Jumping back to the present on our 23-year pivot, during the inbetween years, as I have implied, my relationship with the Cure was never monogamous, and as time goes on, I have flirted with other songs and artists thinking they might be a serious prospect for my soul, but it has never been serious. However, quite recently, one band has finally come close and may yet have it in them to produce a piece of music that could threaten the supremacy of ‘Inbetween days’. That band is The National, and last year's Boxer contained some moments of pure beauty, again led by astonishing drum performances; the passage around a minute into Fake Empire when Bryan Davendorf announces his presence by slowly cranking up as the piano takes a breather is simply astonishing and, lacking the proper terminology to explain technically what they are called, the drum patterns in Apartment Story just don’t sound like anything else I have ever heard. Drums have bridged the gap for me, and The National are battling for control of my musical soul; hopefully, peaceful cohabitation will be the solution.

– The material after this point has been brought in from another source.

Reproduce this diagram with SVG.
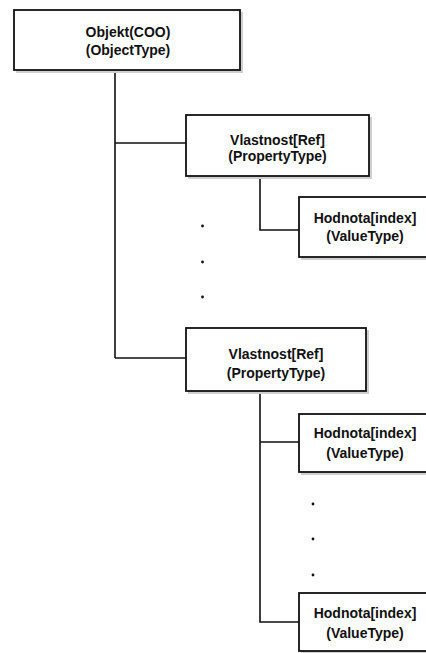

Interestingly, one other common feature bridges the gap from Cure to National, and that is fantastic videos, from giant fluorescent socks chasing the band while a drunken camera swinging from a rope captures the action for Inbetween Days, to the National gradually winning over an indifferent wedding crowd in a beautifully shot piece for Apartment Story.

The circle is closed, the bridge is strong, but can the bridge bear another giant arching span backwards too to 1962 and finally swallow up the other generation gap? We will just have to see.